NewTuscia – VITERBO – La questione dell’accoglienza è un tema molto complesso, noi riteniamo doveroso esprimere il nostro pensiero a seguito dell’indagine effettuata dai V.F. e G.F. nella provincia di Viterbo e, soprattutto, dei comunicati politici che si sono succeduti.

Il dramma dell’immigrazione genera da una parte contrasti e guerre tra poveri per la paura di perdita del lavoro, per motivi di sicurezza ecc., dall’altra diventa fonte di guadagno e di profitto spesso illecito, tanto che sempre più operatori commerciali si dedicano a questo settore.

Riteniamo che la questione non possa essere affrontata separatamente dalle sue cause.

La prima diretta responsabilità, di pari passo ad altrettanta ipocrisia, è da imputare ai governi Europei silenti o, peggio, a volte complici di guerre imperialistiche che producono migliaia di morti e milioni di profughi. Silenti e immobili anche dinanzi alla colonizzazione economica da parte delle multinazionali, che depreda intere aree geografiche di ogni bene, generando fame e schiavitù.

Di fronte all’arrivo di giovani e intere famiglie che fuggono dalla guerra e dalla disperazione, gli stessi governi, incapaci di gestire le conseguenze della loro politica disumana e fallimentare, delegano l’accoglienza pagando terzi.

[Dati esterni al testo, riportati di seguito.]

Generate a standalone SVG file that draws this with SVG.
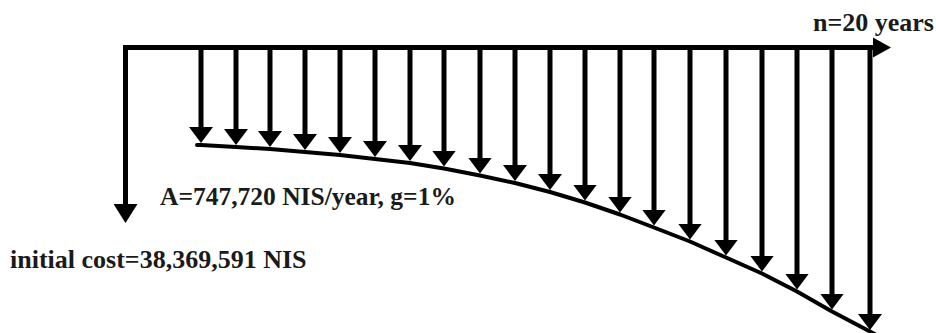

Tra i terzi, cioè i gestori dei centri di accoglienza che ricevono i famosi 35 Euro circa,  c’è chi è onesto e chi non lo è.  Il controllo da parte delle Istituzioni è sacrosanto  e, a nostro giudizio, deve essere  forte e capillare .

Altrettanto forte e capillare dovrebbe esserlo nei confronti di chi specula sul sotto-lavoro di questi disperati. D’altra parte, a chi fa comodo l’immigrazione?

E’ stata sempre funzionale a chi, attraverso questo esercito di mano d’opera di riserva,  può imporre il caporalato, abbassando il costo del lavoro e cancellando ogni regola.

L’immigrato non è il nemico da combattere, semmai è vittima – insieme a noi – di un sistema che mette al primo posto l’interesse economico anche a costo di calpestare la vita umana.

Detto ciò, poiché il settore dell’accoglienza è un settore stabile delle politiche sociali di un Comune,  è interesse di tutti che sia gestito con trasparenza e controllo, a garanzia dei diritti/doveri sia degli utenti che degli operatori (non volontari o  speculatori).

I migranti in Italia, oggi, sono come gli Italiani nell’America di ieri. Non “ladri di lavoro” altrui, ma masse di contadini e operai in fuga da guerre e miseria. Ed è questo il nodo, che non trova spazio nello squallido balbettìo politico di questi giorni, anche a Viterbo. La verità è che gli immigrati fuggono da guerre spacciate per interventi umanitari (in Siria, Yemen, Libia). E qui trovano  lavoro nero, sfruttamento  e paghe da fame.

L’economia italiana oggi  non può fare a meno dell’apporto dei lavoratori immigrati (chi è impiegato nell’agricoltura? e nell’edilizia? e nel lavoro di cura?), ma li usa come strumento di una guerra fra poveri. I precari e i disoccupati italiani contro i lavoratori immigrati sfruttati e sottopagati. Soltanto una politica del lavoro che imponga un salario minimo di base e un capillare controllo affinché tale regola sia rispettata potranno mettere fine alla guerra tra poveri.

Noi ci sottraiamo al giochetto del penultimo contro l’ultimo, e rivendichiamo il rispetto dei diritti di ogni persona. Non intendiamo costruire ghetti né invocare misure caritatevoli, ma promuovere percorsi che garantiscano inclusione e soprattutto autonomia per le persone immigrate e non.  Come Lavoro e Beni Comuni esigiamo, per cominciare, che vengano effettuati controlli massicci e puntuali sull’attuale sistema di integrazione a Viterbo; che si superi la logica dell’emergenza  e si promuova il modello SPRAR, con rendicontazioni dettagliate e coinvolgimento delle comunità locali; che si entri nella “Rete delle città in comune”, che ha avviato in merito delle prassi alternative ed efficaci; e che vengano potenziati i controlli sul lavoro nero da parte delle Istituzioni competenti, con l’ausilio e la collaborazione diretta del Comune.